- MATERIAL PROVIDED:

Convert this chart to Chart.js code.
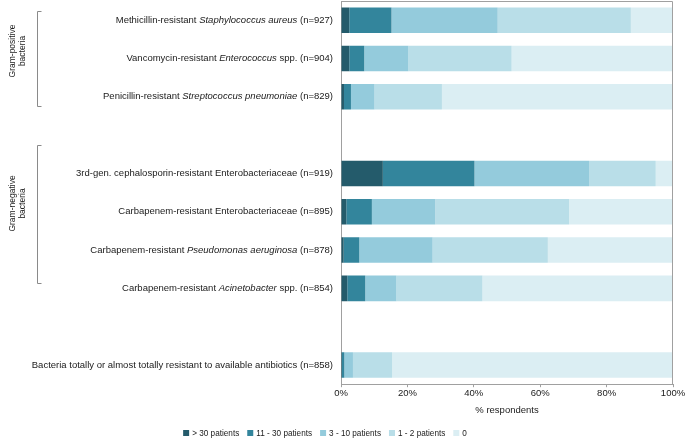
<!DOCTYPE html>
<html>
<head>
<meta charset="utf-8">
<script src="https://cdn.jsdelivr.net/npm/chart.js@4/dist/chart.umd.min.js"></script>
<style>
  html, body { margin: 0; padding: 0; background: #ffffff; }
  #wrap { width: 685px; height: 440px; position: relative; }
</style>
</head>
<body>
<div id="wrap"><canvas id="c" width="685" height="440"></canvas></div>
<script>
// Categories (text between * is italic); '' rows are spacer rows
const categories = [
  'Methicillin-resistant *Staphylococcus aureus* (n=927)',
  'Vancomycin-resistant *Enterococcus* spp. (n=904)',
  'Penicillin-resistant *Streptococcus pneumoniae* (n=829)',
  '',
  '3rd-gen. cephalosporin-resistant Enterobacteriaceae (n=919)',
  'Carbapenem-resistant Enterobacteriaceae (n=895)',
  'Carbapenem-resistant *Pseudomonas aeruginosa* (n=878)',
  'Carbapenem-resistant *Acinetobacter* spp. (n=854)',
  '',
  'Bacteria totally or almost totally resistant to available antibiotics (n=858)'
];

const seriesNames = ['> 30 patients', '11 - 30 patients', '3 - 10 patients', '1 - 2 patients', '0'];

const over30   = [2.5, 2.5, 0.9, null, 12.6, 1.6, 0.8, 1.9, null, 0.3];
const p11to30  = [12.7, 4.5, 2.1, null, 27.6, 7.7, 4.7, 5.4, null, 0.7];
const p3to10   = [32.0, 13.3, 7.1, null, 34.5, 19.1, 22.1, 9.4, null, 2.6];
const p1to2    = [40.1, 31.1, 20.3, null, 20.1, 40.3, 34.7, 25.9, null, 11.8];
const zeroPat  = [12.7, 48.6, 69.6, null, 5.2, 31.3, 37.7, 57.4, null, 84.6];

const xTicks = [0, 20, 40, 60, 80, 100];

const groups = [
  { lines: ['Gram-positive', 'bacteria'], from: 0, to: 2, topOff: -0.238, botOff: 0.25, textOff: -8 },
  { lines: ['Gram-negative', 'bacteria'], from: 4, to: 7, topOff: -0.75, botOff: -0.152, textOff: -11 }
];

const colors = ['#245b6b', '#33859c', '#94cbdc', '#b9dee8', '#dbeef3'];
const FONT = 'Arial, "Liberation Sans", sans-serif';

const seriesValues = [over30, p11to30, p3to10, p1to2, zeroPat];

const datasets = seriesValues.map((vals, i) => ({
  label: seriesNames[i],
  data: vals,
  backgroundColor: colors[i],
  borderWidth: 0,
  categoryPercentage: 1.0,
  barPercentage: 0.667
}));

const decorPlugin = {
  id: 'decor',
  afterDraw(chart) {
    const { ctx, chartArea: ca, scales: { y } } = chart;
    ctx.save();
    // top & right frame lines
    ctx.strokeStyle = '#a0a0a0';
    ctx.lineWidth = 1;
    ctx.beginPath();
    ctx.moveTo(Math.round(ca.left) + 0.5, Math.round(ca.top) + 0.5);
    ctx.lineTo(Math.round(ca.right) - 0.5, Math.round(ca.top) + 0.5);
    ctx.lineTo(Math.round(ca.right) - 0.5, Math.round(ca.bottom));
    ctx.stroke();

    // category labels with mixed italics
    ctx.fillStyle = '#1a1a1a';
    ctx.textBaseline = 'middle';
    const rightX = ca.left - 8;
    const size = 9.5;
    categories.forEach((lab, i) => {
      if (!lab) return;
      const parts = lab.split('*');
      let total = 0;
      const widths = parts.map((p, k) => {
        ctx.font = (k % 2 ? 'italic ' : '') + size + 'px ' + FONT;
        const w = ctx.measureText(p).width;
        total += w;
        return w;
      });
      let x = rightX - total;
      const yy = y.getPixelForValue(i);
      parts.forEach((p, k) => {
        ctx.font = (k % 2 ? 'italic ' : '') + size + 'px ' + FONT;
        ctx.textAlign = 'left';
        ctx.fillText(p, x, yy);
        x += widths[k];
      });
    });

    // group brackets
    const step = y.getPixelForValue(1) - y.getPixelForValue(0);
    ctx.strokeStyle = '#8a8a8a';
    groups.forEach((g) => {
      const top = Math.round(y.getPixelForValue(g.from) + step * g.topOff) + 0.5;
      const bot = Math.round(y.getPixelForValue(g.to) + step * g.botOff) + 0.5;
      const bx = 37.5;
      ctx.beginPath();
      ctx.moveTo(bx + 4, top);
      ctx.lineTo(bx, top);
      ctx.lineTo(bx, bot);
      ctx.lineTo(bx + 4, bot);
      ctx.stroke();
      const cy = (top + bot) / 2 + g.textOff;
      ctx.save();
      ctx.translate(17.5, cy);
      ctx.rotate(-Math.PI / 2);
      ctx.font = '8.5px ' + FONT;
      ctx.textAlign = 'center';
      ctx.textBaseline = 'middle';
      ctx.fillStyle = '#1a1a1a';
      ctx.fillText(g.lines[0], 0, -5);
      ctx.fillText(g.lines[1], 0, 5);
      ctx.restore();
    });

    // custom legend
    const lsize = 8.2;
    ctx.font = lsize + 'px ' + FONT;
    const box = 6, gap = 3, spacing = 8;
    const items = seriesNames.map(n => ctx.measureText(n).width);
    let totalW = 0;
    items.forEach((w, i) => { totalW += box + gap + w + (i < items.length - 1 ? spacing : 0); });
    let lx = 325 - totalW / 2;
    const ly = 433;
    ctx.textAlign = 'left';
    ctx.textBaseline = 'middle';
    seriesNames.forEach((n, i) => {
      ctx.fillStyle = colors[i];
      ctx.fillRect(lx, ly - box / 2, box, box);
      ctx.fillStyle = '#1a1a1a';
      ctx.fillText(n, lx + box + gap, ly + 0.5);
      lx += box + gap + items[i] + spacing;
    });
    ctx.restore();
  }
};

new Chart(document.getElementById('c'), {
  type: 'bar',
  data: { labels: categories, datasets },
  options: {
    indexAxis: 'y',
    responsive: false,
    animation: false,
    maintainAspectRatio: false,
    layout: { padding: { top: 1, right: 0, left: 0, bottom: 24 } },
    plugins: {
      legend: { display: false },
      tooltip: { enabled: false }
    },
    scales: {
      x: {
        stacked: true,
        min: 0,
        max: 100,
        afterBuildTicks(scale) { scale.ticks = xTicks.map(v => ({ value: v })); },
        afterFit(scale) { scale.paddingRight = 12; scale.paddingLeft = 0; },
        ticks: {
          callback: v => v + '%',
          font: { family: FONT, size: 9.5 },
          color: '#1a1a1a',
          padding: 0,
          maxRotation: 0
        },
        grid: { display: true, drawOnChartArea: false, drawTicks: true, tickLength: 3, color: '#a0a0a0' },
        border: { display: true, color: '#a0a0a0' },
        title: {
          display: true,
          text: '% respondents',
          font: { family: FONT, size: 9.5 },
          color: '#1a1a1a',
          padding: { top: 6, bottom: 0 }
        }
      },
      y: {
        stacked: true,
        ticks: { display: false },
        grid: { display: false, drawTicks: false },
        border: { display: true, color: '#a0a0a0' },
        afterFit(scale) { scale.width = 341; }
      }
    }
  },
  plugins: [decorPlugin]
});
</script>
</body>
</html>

- EXERCISE: Set the data above down again exactly as given, with no pictures.

- RESULT BELOW:
Convert this chart to Chart.js code.
<!DOCTYPE html>
<html>
<head>
<meta charset="utf-8">
<script src="https://cdn.jsdelivr.net/npm/chart.js@4/dist/chart.umd.min.js"></script>
<style>
  html, body { margin: 0; padding: 0; background: #ffffff; }
  #wrap { width: 685px; height: 440px; position: relative; }
</style>
</head>
<body>
<div id="wrap"><canvas id="c" width="685" height="440"></canvas></div>
<script>
// Categories (text between * is italic); '' rows are spacer rows
const categories = [
  'Methicillin-resistant *Staphylococcus aureus* (n=927)',
  'Vancomycin-resistant *Enterococcus* spp. (n=904)',
  'Penicillin-resistant *Streptococcus pneumoniae* (n=829)',
  '',
  '3rd-gen. cephalosporin-resistant Enterobacteriaceae (n=919)',
  'Carbapenem-resistant Enterobacteriaceae (n=895)',
  'Carbapenem-resistant *Pseudomonas aeruginosa* (n=878)',
  'Carbapenem-resistant *Acinetobacter* spp. (n=854)',
  '',
  'Bacteria totally or almost totally resistant to available antibiotics (n=858)'
];

const seriesNames = ['> 30 patients', '11 - 30 patients', '3 - 10 patients', '1 - 2 patients', '0'];

const over30   = [2.5, 2.5, 0.9, null, 12.6, 1.6, 0.8, 1.9, null, 0.3];
const p11to30  = [12.7, 4.5, 2.1, null, 27.6, 7.7, 4.7, 5.4, null, 0.7];
const p3to10   = [32.0, 13.3, 7.1, null, 34.5, 19.1, 22.1, 9.4, null, 2.6];
const p1to2    = [40.1, 31.1, 20.3, null, 20.1, 40.3, 34.7, 25.9, null, 11.8];
const zeroPat  = [12.7, 48.6, 69.6, null, 5.2, 31.3, 37.7, 57.4, null, 84.6];

const xTicks = [0, 20, 40, 60, 80, 100];

const groups = [
  { lines: ['Gram-positive', 'bacteria'], from: 0, to: 2, topOff: -0.238, botOff: 0.25, textOff: -8 },
  { lines: ['Gram-negative', 'bacteria'], from: 4, to: 7, topOff: -0.75, botOff: -0.152, textOff: -11 }
];

const colors = ['#245b6b', '#33859c', '#94cbdc', '#b9dee8', '#dbeef3'];
const FONT = 'Arial, "Liberation Sans", sans-serif';

const seriesValues = [over30, p11to30, p3to10, p1to2, zeroPat];

const datasets = seriesValues.map((vals, i) => ({
  label: seriesNames[i],
  data: vals,
  backgroundColor: colors[i],
  borderWidth: 0,
  categoryPercentage: 1.0,
  barPercentage: 0.667
}));

const decorPlugin = {
  id: 'decor',
  afterDraw(chart) {
    const { ctx, chartArea: ca, scales: { y } } = chart;
    ctx.save();
    // top & right frame lines
    ctx.strokeStyle = '#a0a0a0';
    ctx.lineWidth = 1;
    ctx.beginPath();
    ctx.moveTo(Math.round(ca.left) + 0.5, Math.round(ca.top) + 0.5);
    ctx.lineTo(Math.round(ca.right) - 0.5, Math.round(ca.top) + 0.5);
    ctx.lineTo(Math.round(ca.right) - 0.5, Math.round(ca.bottom));
    ctx.stroke();

    // category labels with mixed italics
    ctx.fillStyle = '#1a1a1a';
    ctx.textBaseline = 'middle';
    const rightX = ca.left - 8;
    const size = 9.5;
    categories.forEach((lab, i) => {
      if (!lab) return;
      const parts = lab.split('*');
      let total = 0;
      const widths = parts.map((p, k) => {
        ctx.font = (k % 2 ? 'italic ' : '') + size + 'px ' + FONT;
        const w = ctx.measureText(p).width;
        total += w;
        return w;
      });
      let x = rightX - total;
      const yy = y.getPixelForValue(i);
      parts.forEach((p, k) => {
        ctx.font = (k % 2 ? 'italic ' : '') + size + 'px ' + FONT;
        ctx.textAlign = 'left';
        ctx.fillText(p, x, yy);
        x += widths[k];
      });
    });

    // group brackets
    const step = y.getPixelForValue(1) - y.getPixelForValue(0);
    ctx.strokeStyle = '#8a8a8a';
    groups.forEach((g) => {
      const top = Math.round(y.getPixelForValue(g.from) + step * g.topOff) + 0.5;
      const bot = Math.round(y.getPixelForValue(g.to) + step * g.botOff) + 0.5;
      const bx = 37.5;
      ctx.beginPath();
      ctx.moveTo(bx + 4, top);
      ctx.lineTo(bx, top);
      ctx.lineTo(bx, bot);
      ctx.lineTo(bx + 4, bot);
      ctx.stroke();
      const cy = (top + bot) / 2 + g.textOff;
      ctx.save();
      ctx.translate(17.5, cy);
      ctx.rotate(-Math.PI / 2);
      ctx.font = '8.5px ' + FONT;
      ctx.textAlign = 'center';
      ctx.textBaseline = 'middle';
      ctx.fillStyle = '#1a1a1a';
      ctx.fillText(g.lines[0], 0, -5);
      ctx.fillText(g.lines[1], 0, 5);
      ctx.restore();
    });

    // custom legend
    const lsize = 8.2;
    ctx.font = lsize + 'px ' + FONT;
    const box = 6, gap = 3, spacing = 8;
    const items = seriesNames.map(n => ctx.measureText(n).width);
    let totalW = 0;
    items.forEach((w, i) => { totalW += box + gap + w + (i < items.length - 1 ? spacing : 0); });
    let lx = 325 - totalW / 2;
    const ly = 433;
    ctx.textAlign = 'left';
    ctx.textBaseline = 'middle';
    seriesNames.forEach((n, i) => {
      ctx.fillStyle = colors[i];
      ctx.fillRect(lx, ly - box / 2, box, box);
      ctx.fillStyle = '#1a1a1a';
      ctx.fillText(n, lx + box + gap, ly + 0.5);
      lx += box + gap + items[i] + spacing;
    });
    ctx.restore();
  }
};

new Chart(document.getElementById('c'), {
  type: 'bar',
  data: { labels: categories, datasets },
  options: {
    indexAxis: 'y',
    responsive: false,
    animation: false,
    maintainAspectRatio: false,
    layout: { padding: { top: 1, right: 0, left: 0, bottom: 24 } },
    plugins: {
      legend: { display: false },
      tooltip: { enabled: false }
    },
    scales: {
      x: {
        stacked: true,
        min: 0,
        max: 100,
        afterBuildTicks(scale) { scale.ticks = xTicks.map(v => ({ value: v })); },
        afterFit(scale) { scale.paddingRight = 12; scale.paddingLeft = 0; },
        ticks: {
          callback: v => v + '%',
          font: { family: FONT, size: 9.5 },
          color: '#1a1a1a',
          padding: 0,
          maxRotation: 0
        },
        grid: { display: true, drawOnChartArea: false, drawTicks: true, tickLength: 3, color: '#a0a0a0' },
        border: { display: true, color: '#a0a0a0' },
        title: {
          display: true,
          text: '% respondents',
          font: { family: FONT, size: 9.5 },
          color: '#1a1a1a',
          padding: { top: 6, bottom: 0 }
        }
      },
      y: {
        stacked: true,
        ticks: { display: false },
        grid: { display: false, drawTicks: false },
        border: { display: true, color: '#a0a0a0' },
        afterFit(scale) { scale.width = 341; }
      }
    }
  },
  plugins: [decorPlugin]
});
</script>
</body>
</html>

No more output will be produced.